Arriva la circolare sul Green pass che dovrebbe chiarire i dubbi sull’obbligo di controllo da parte dei gestori, che potranno farlo, na solo “in alcuni casi”
Dopo l’intervista del ministro dell’Interno Luciana Lamorgese, che sostanzialmente aveva detto che i gestori ai clienti non dovevano chiedere documenti ma solo il green pass, arriva una circolare che nelle intenzioni del ministro dovrebbe chiarire tutti i dubbi generati. Ma il pasticcio è evidente e la pezza serale rischia di essere peggio del buco.
La Lamorgese lunedì aveva detto che “il controllo del green pass nei ristoranti non può essere a carico dei gestori e neppure dei poliziotti che hanno altro e di più importante da fare”. Poi ha aggiunto: “Scriveremo tutto in modo chiaro nella circolare di attuazione del provvedimento”.
Secondo i bene informati, l’uscita del Ministro ha irritato e non poco il premier che ieri ha chiamato al telefono la ministra, invitandola, pare con “toni seccati”, a chiarire quanto aveva detto qualche ora prima e a scrivere una circolare che non smentisse lo spirito del strumento green pass e al tempo stesso ne tutelasse la funzione e l’efficacia.
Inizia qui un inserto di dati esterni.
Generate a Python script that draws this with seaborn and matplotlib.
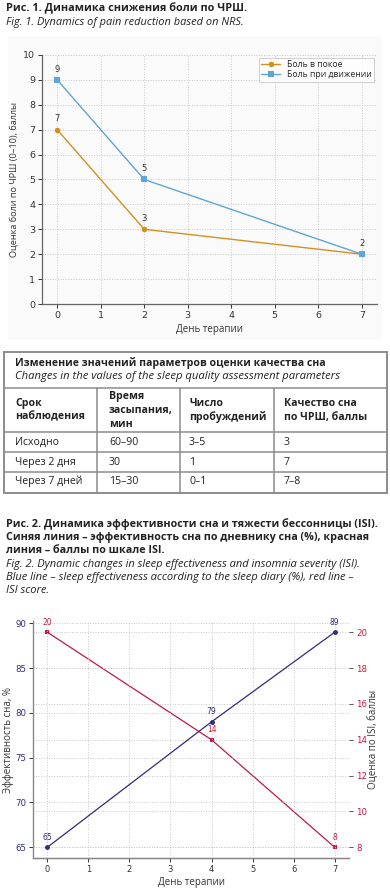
import matplotlib
matplotlib.use("Agg")
import matplotlib.pyplot as plt
import seaborn as sns
import pandas as pd
from matplotlib.patches import Rectangle

sns.set_style("white")
plt.rcParams["font.family"] = ["DejaVu Sans"]

W, H = 390, 888

# Fig. 1 data: pain score by therapy day
days1 = [0, 2, 7]
pain_rest = [7, 3, 2]
pain_move = [9, 5, 2]
series1 = ["Боль в покое", "Боль при движении"]

# table
tbl_title = "Изменение значений параметров оценки качества сна"
tbl_title_en = "Changes in the values of the sleep quality assessment parameters"
tbl_header = [["Срок", "наблюдения"], ["Время", "засыпания,", "мин"],
              ["Число", "пробуждений"], ["Качество сна", "по ЧРШ, баллы"]]
tbl_rows = [["Исходно", "60–90", "3–5", "3"],
            ["Через 2 дня", "30", "1", "7"],
            ["Через 7 дней", "15–30", "0–1", "7–8"]]

# Fig. 2 data
days2 = [0, 4, 7]
sleep_eff = [65, 79, 89]
isi_score = [20, 14, 8]

ORANGE = "#d4901f"
BLUE = "#5ea5d8"
NAVY = "#2f2c7c"
RED = "#c21a40"
GRIDC = "#c9c9c9"
CAP = "Open Sans"

fig = plt.figure(figsize=(W / 100, H / 100), dpi=100)
ov = fig.add_axes([0, 0, 1, 1], zorder=-5)
ov.set_xlim(0, W); ov.set_ylim(H, 0); ov.axis("off")

def ftxt(x, y, s, **kw):
    ov.text(x, y, s, va="center", ha="left", family=CAP, **kw)

# captions fig 1
ftxt(6, 8, "Рис. 1. Динамика снижения боли по ЧРШ.", fontsize=7.8, weight="bold", color="#222")
ftxt(6, 22, "Fig. 1. Dynamics of pain reduction based on NRS.", fontsize=7.9, style="italic", color="#222")
ov.add_patch(Rectangle((8, 36), 374, 304, color="#fafafa", lw=0))

# ---- chart 1
ax1 = fig.add_axes([42 / W, 1 - 304 / H, 335 / W, 249 / H])
ax1.set_facecolor("none")
df1 = pd.DataFrame({"day": days1 * 2, "score": pain_rest + pain_move,
                    "series": [series1[0]] * 3 + [series1[1]] * 3})
sns.lineplot(data=df1, x="day", y="score", hue="series", style="series",
             palette=[ORANGE, BLUE], markers=["o", "s"], dashes=False,
             markersize=4, markeredgewidth=0, linewidth=1.0, ax=ax1)
for d, v in zip(days1, pain_rest):
    ax1.annotate(str(v), (d, v), xytext=(0, 4.5), textcoords="offset points",
                 ha="center", va="bottom", fontsize=6, color="#333")
for d, v in zip(days1[:2], pain_move[:2]):
    ax1.annotate(str(v), (d, v), xytext=(0, 4.5), textcoords="offset points",
                 ha="center", va="bottom", fontsize=6, color="#333")
ax1.set_xlim(-0.35, 7.35)
ax1.set_ylim(0, 10)
ax1.set_xticks(range(8))
ax1.set_yticks(range(11))
ax1.grid(True, ls=":", color=GRIDC, lw=0.7)
for s in ["top", "right"]:
    ax1.spines[s].set_visible(False)
for s in ["left", "bottom"]:
    ax1.spines[s].set_color("#666")
    ax1.spines[s].set_linewidth(0.9)
ax1.tick_params(labelsize=6.8, colors="#333", length=3, width=0.7, pad=2, direction="out",
                left=True, bottom=True)
ax1.set_xlabel("День терапии", family=CAP, fontsize=7, color="#333", labelpad=3)
ax1.set_ylabel("Оценка боли по ЧРШ (0–10), баллы", family=CAP, fontsize=6.6, color="#333", labelpad=3)
leg = ax1.legend(loc="upper right", frameon=True, fancybox=False,
                 borderpad=0.3, handlelength=2.2, labelspacing=0.1, borderaxespad=0.3,
                 prop={"family": CAP, "size": 6.2})
leg.get_frame().set_edgecolor("#bbb")
leg.get_frame().set_linewidth(0.6)

# ---- table
LC = "#8c8c8c"
ov.add_patch(Rectangle((4, 352), 383, 141, fill=False, ec=LC, lw=1.4))
for y in [388, 432, 452, 472]:
    ov.plot([4, 387], [y, y], color=LC, lw=1.1)
for x in [97, 180, 274]:
    ov.plot([x, x], [388, 493], color=LC, lw=1.1)
ftxt(15, 363, tbl_title, fontsize=7.6, weight="bold", color="#222")
ftxt(15, 376, tbl_title_en, fontsize=8.1, style="italic", color="#222")
colx = [15, 109, 189, 284]
for x, lines in zip(colx, tbl_header):
    y0 = 410 - (len(lines) - 1) * 7
    for i, t in enumerate(lines):
        ftxt(x, y0 + i * 14, t, fontsize=7.6, weight="bold", color="#222")
rowy = [442, 462, 481]
for y, row in zip(rowy, tbl_rows):
    for x, t in zip(colx, row):
        ftxt(x, y, t, fontsize=7.6, color="#222")

# captions fig 2
cap2 = ["Рис. 2. Динамика эффективности сна и тяжести бессонницы (ISI).",
        "Синяя линия – эффективность сна по дневнику сна (%), красная",
        "линия – баллы по шкале ISI."]
cap2_en = ["Fig. 2. Dynamic changes in sleep effectiveness and insomnia severity (ISI).",
           "Blue line – sleep effectiveness according to the sleep diary (%), red line –",
           "ISI score."]
for i, t in enumerate(cap2):
    ftxt(6, 524 + i * 13, t, fontsize=7.75, weight="bold", color="#222")
for i, t in enumerate(cap2_en):
    ftxt(6, 564 + i * 13, t, fontsize=8.0, style="italic", color="#222")

# ---- chart 2
ax2 = fig.add_axes([33 / W, 1 - 858 / H, 316 / W, 236.5 / H])
ax2.set_facecolor("none")
sns.lineplot(x=days2, y=sleep_eff, color=NAVY, marker="o", markersize=3.5,
             markeredgewidth=0, linewidth=0.9, ax=ax2)
ax3 = ax2.twinx()
sns.lineplot(x=days2, y=isi_score, color=RED, marker="s", markersize=3.5,
             markeredgewidth=0, linewidth=0.9, ax=ax3)
for d, v in zip(days2, sleep_eff):
    ax2.annotate(str(v), (d, v), xytext=(0, 4), textcoords="offset points",
                 ha="center", va="bottom", fontsize=5.5, color=NAVY)
for d, v in zip(days2, isi_score):
    ax3.annotate(str(v), (d, v), xytext=(0, 4), textcoords="offset points",
                 ha="center", va="bottom", fontsize=5.5, color=RED)
ax2.set_xlim(-0.35, 7.35)
ax2.set_ylim(63.8, 90.2)
ax3.set_ylim(7.4, 20.6)
ax2.set_xticks(range(8))
ax2.set_yticks(range(65, 91, 5))
ax3.set_yticks(range(8, 21, 2))
ax2.grid(True, ls=":", color=GRIDC, lw=0.7)
ax3.grid(True, axis="y", ls=":", color=GRIDC, lw=0.7)
ax3.set_zorder(ax2.get_zorder() - 1)
ax2.patch.set_visible(False)
for a in (ax2, ax3):
    a.spines["top"].set_visible(False)
    a.spines["right"].set_visible(False)
    a.spines["left"].set_visible(a is ax2)
for s in ["left", "bottom"]:
    ax2.spines[s].set_color("#888")
    ax2.spines[s].set_linewidth(1.0)
ax2.tick_params(axis="x", labelsize=6, colors="#333", length=3, width=0.7, pad=2, bottom=True)
ax2.tick_params(axis="y", labelsize=6.2, colors="#333", labelcolor=NAVY, length=3, width=0.7,
                pad=2, left=True)
ax3.tick_params(axis="y", labelsize=6.2, colors="#555", labelcolor=RED, length=3, width=0.7,
                pad=2, right=True)
ax2.set_xlabel("День терапии", family=CAP, fontsize=7, color="#333", labelpad=2)
ax2.set_ylabel("Эффективность сна, %", family=CAP, fontsize=7, color="#333", labelpad=1)
ax3.set_ylabel("Оценка по ISI, баллы", family=CAP, fontsize=7, color="#333", labelpad=1)

fig.savefig("out.png", dpi=100)
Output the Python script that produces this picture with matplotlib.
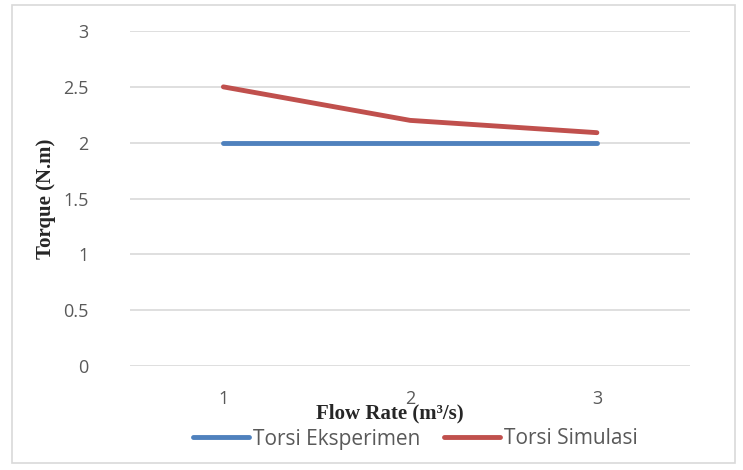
import matplotlib.pyplot as plt
from matplotlib.patches import Rectangle

# chart data
flow_rate = [1, 2, 3]
torsi_eksperimen = [2.0, 2.0, 2.0]
torsi_simulasi = [2.5, 2.2, 2.09]
y_ticks = [0, 0.5, 1, 1.5, 2, 2.5, 3]

fig = plt.figure(figsize=(7.43, 4.70), dpi=100)
ax = fig.add_axes([0.175, 0.221, 0.754, 0.713])

# outer chart border
fig.patches.append(Rectangle((12 / 743, 1 - 463 / 470), 723 / 743, 458 / 470,
                             transform=fig.transFigure, fill=False,
                             edgecolor='#D9D9D9', linewidth=1.2))

ax.plot(flow_rate, torsi_eksperimen, color='#4F81BD', linewidth=3.5,
        solid_capstyle='round', label='Torsi Eksperimen')
ax.plot(flow_rate, torsi_simulasi, color='#C0504D', linewidth=3.5,
        solid_capstyle='round', label='Torsi Simulasi')

ax.set_xlim(0.5, 3.5)
ax.set_ylim(0, 3)
ax.set_xticks(flow_rate)
ax.set_xticklabels([str(v) for v in flow_rate])
ax.set_yticks(y_ticks)
ax.set_yticklabels(['0', '0.5', '1', '1.5', '2', '2.5', '3'])

ax.grid(axis='y', color='#D9D9D9', linewidth=1.2)
ax.set_axisbelow(True)
for s in ax.spines.values():
    s.set_visible(False)
ax.tick_params(length=0, labelsize=13, labelcolor='#595959')
for lbl in ax.get_xticklabels() + ax.get_yticklabels():
    lbl.set_fontfamily('Open Sans')
ax.tick_params(axis='x', pad=17)
ax.tick_params(axis='y', pad=30)

ax.set_ylabel('Torque (N.m)', fontfamily='Liberation Serif', fontweight='bold',
              fontsize=15, color='#262626', labelpad=5)
fig.text(0.525, 1 - 418 / 470, 'Flow Rate (m³/s)', ha='center', va='baseline',
         fontfamily='Liberation Serif', fontweight='bold', fontsize=15, color='#262626')

leg = fig.legend(loc='center', bbox_to_anchor=(0.559, 1 - 439 / 470), ncol=2,
                 frameon=False, handlelength=2.7, handletextpad=0.2,
                 columnspacing=1.1, prop={'family': 'Open Sans', 'size': 15})
for t in leg.get_texts():
    t.set_color('#595959')

fig.savefig('out.png', dpi=100)
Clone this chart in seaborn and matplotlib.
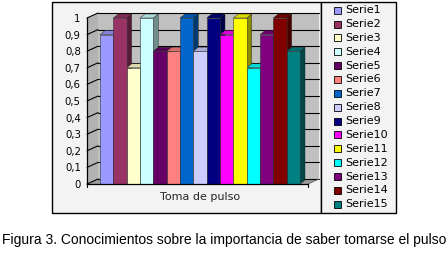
import numpy as np
import pandas as pd
import matplotlib
matplotlib.use("Agg")
import matplotlib.pyplot as plt
import matplotlib.patches as mpatches
import matplotlib.transforms as mtransforms
from matplotlib.lines import Line2D
import seaborn as sns

# ---- data ----
categoria = ["Toma de pulso"]
series = ["Serie1", "Serie2", "Serie3", "Serie4", "Serie5", "Serie6", "Serie7", "Serie8",
          "Serie9", "Serie10", "Serie11", "Serie12", "Serie13", "Serie14", "Serie15"]
valores = [0.9, 1.0, 0.7, 1.0, 0.8, 0.8, 1.0, 0.8, 1.0, 0.9, 1.0, 0.7, 0.9, 1.0, 0.8]
colores = ["#9999FF", "#993366", "#FFFFCC", "#CCFFFF", "#660066", "#FF8080", "#0066CC",
           "#CCCCFF", "#000080", "#FF00FF", "#FFFF00", "#00FFFF", "#800080", "#800000",
           "#008080"]
yticks = [0, 0.1, 0.2, 0.3, 0.4, 0.5, 0.6, 0.7, 0.8, 0.9, 1.0]
ytick_labels = ["0", "0,1", "0,2", "0,3", "0,4", "0,5", "0,6", "0,7", "0,8", "0,9", "1"]
caption = "Figura 3. Conocimientos sobre la importancia de saber tomarse el pulso"

df = pd.DataFrame({"cat": categoria * len(series), "serie": series, "valor": valores})

sns.set_style("white")
plt.rcParams["font.family"] = ["DejaVu Sans"]

W, H = 448, 254
DPI = 100
fig = plt.figure(figsize=(W / DPI, H / DPI), dpi=DPI)
fig.patch.set_facecolor("white")

def fx(px):
    return px / W

def fy(py):
    return 1 - py / H

# chart area box and legend box (figure level, behind axes)
fig.add_artist(mpatches.Rectangle((fx(51.5), fy(212.5)), fx(269), 211 / H,
                                  transform=fig.transFigure, facecolor="#F3F3F3",
                                  edgecolor="black", linewidth=1.0, zorder=-10))
fig.add_artist(mpatches.Rectangle((fx(320.5), fy(212.5)), fx(75), 211 / H,
                                  transform=fig.transFigure, facecolor="#F3F3F3",
                                  edgecolor="black", linewidth=1.0, zorder=-9))

ax_l, ax_r, ax_t, ax_b = 87, 308, 18, 184
ax = fig.add_axes([fx(ax_l), fy(ax_b), fx(ax_r - ax_l), (ax_b - ax_t) / H])
ax.patch.set_visible(False)

sns.barplot(data=df, x="cat", y="valor", hue="serie", palette=colores, hue_order=series,
            saturation=1, width=0.8, dodge=True, legend=False, ax=ax,
            edgecolor="#303030", linewidth=0.4, zorder=3)

px_per_unit = 200 / 0.8
ax.set_xlim(-0.4 - 13 / px_per_unit, 0.4 + 8 / px_per_unit)
ax.set_ylim(0, 1)
ax.set_yticks(yticks)
ax.set_yticklabels(ytick_labels, fontsize=7.3)
ax.tick_params(axis="y", length=3, width=0.8, direction="out", pad=1.5, colors="black")
ax.tick_params(axis="x", length=0, pad=6, labelsize=8)
ax.set_xlabel("")
ax.set_ylabel("")
for s in ["top", "right"]:
    ax.spines[s].set_visible(False)
for s in ["left", "bottom"]:
    ax.spines[s].set_color("black")
    ax.spines[s].set_linewidth(0.9)
    ax.spines[s].set_zorder(4)

fig.canvas.draw()
ident = mtransforms.IdentityTransform()
td = ax.transData

DX, DY = 11, 5
BDX, BDY = 5, 4
xl, xr = ax.get_xlim()
(L, Y0) = td.transform((xl, 0))
(R, Y1) = td.transform((xr, 1))

def poly(pts, fc, z, ec="none", lw=0):
    p = mpatches.Polygon(pts, closed=True, facecolor=fc, edgecolor=ec, linewidth=lw,
                         transform=ident, clip_on=False, zorder=z)
    ax.add_patch(p)

# back wall, side wall, floor
poly([(L + DX, Y0 + DY), (R + DX, Y0 + DY), (R + DX, Y1 + DY), (L + DX, Y1 + DY)], "#C0C0C0", 0.1)
poly([(L, Y0), (L + DX, Y0 + DY), (L + DX, Y1 + DY), (L, Y1)], "#B2B2B2", 0.15)
poly([(L, Y0), (R, Y0), (R + DX, Y0 + DY), (L + DX, Y0 + DY)], "#9C9C9C", 0.2)

for v in yticks:
    yv = td.transform((0, v))[1]
    ax.add_line(Line2D([L + DX, R + DX], [yv + DY, yv + DY], color="black", lw=0.8,
                       transform=ident, clip_on=False, zorder=0.3))
    ax.add_line(Line2D([L, L + DX], [yv, yv + DY], color="black", lw=0.8,
                       transform=ident, clip_on=False, zorder=0.3))
ax.add_line(Line2D([R, R + DX], [Y0, Y0 + DY], color="#606060", lw=0.6,
                   transform=ident, clip_on=False, zorder=0.3))
ax.add_line(Line2D([R, R], [Y0, Y0 - 3], color="black", lw=0.8,
                   transform=ident, clip_on=False, zorder=0.3))
ax.add_line(Line2D([L, L], [Y0, Y0 - 3], color="black", lw=0.8,
                   transform=ident, clip_on=False, zorder=0.3))

def shade(c, f):
    r, g, b = matplotlib.colors.to_rgb(c)
    return (r * f, g * f, b * f)

for cont, col in zip(ax.containers, colores):
    for bar in cont:
        x0, y0 = bar.get_x(), bar.get_y()
        x1, y1 = x0 + bar.get_width(), y0 + bar.get_height()
        (a, b0) = td.transform((x0, y0))
        (c, d) = td.transform((x1, y1))
        poly([(c, b0), (c + BDX, b0 + BDY), (c + BDX, d + BDY), (c, d)], shade(col, 0.55), 1,
             ec="#202020", lw=0.3)
        poly([(a, d), (c, d), (c + BDX, d + BDY), (a + BDX, d + BDY)], shade(col, 0.85), 1,
             ec="#202020", lw=0.3)

# legend (manual, rows laid out in the legend box)
row0, pitch = 10.2, 13.86
for i, (s, c) in enumerate(zip(series, colores)):
    yc = row0 + i * pitch
    fig.add_artist(mpatches.Rectangle((fx(333.5), fy(yc + 3.5)), fx(7), 7 / H,
                                      transform=fig.transFigure, facecolor=c,
                                      edgecolor="black", linewidth=0.6, zorder=2))
    fig.text(fx(345), fy(yc), s, ha="left", va="center", fontsize=8, color="black")

fig.text(0.5, fy(240), caption, ha="center", va="center", fontsize=10, color="black",
         family=["Liberation Sans", "DejaVu Sans"])

fig.savefig("out.png", dpi=DPI)
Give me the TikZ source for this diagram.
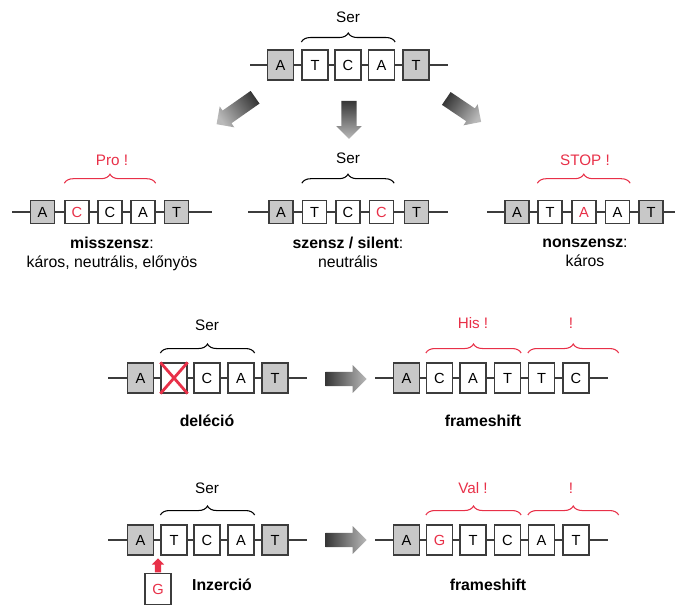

Tradotto: garantire standard di vita “normali” seppur conviventi con la pandemia, quindi non chiudere più le attività, tutelare la salute e invitare il più possibile i cittadini a vaccinarsi.
E così in poche ore viene redatta la circolare, – QUI IL LINK IN pdf – formata da quattro pagine, il cui punto dirimente è a pagina 3, dove, come spesso accade, con linguaggio non sempre cristallino ma possiamo comprenderne il motivo, viene scritto che gli esercenti non devono sempre e per forza chiedere i documenti ma possono farlo in caso “di dubbio”.
Nella pratica, quando un qualsiasi poliziotto potrà dire con certezza se il “dubbio” c’era o meno? In qualche caso è facile, come ad esempio un ristoratore che conosce il cliente abituale, ma i casi dubbi potrebbero essere molteplici.
I ristoratori – si legge nelle circolare – non devono chiedere i documenti di identità ai clienti per verificare la validità del green pass. Ma devono farlo “necessariamente nei casi di abuso o di elusione delle norme”, ad esempio in caso di “manifesta incongruenza” della certificazione verde con i dati anagrafici in essa contenuti. La verifica del gran pass è invece “un vero e proprio obbligo”.
Sulla questione è intervenuto, anche perché chiamato in causa, il Garante della Privacy, che ha risposto ad un quesito rivolto dalla Regione Piemonte. Il Garante ha chiarito che anche gli esercenti di ristoranti e bar possono verificare l’identità dei loro avventori chiedendo di esibire il green pass dove richiesto.
La circolare precisa anche che l’obbligo delle verifica incombe anzitutto sui pubblici ufficiali nell’esercizio delle relative funzioni, “notoriamente muniti del potere di identificazione delle persone per fini di controllo stabiliti a vario titolo dalla legge”. Il dpcm (17 giugno 2021) a cui la circolare fa costante riferimento, indica altre tre categorie di “controllori”’: il personale addetto ai servizi di controllo delle attività di intrattenimento e di spettacolo in luoghi aperti al pubblico o in pubblici esercizi, i cosiddetti steward; i soggetti titolari delle strutture ricettive e dei pubblici esercizi dove si accede con green pass; il proprietario di luoghi o locali presso i quali si svolgono eventi e attività con green pass.
Una circolare dunque scritta camminando sulla lama del rasoio, attenta a non smentire il ministro che aveva ammesso in sostanza l’impossibilità di fare controlli (né gli esercenti che non sono pubblici ufficiali; né le forze dell’ordine che hanno altro da fare) e a non smentire il governo che ha imposto il green pass come fosse l’unica salvezza. Insomma la solita legge all’Italiana.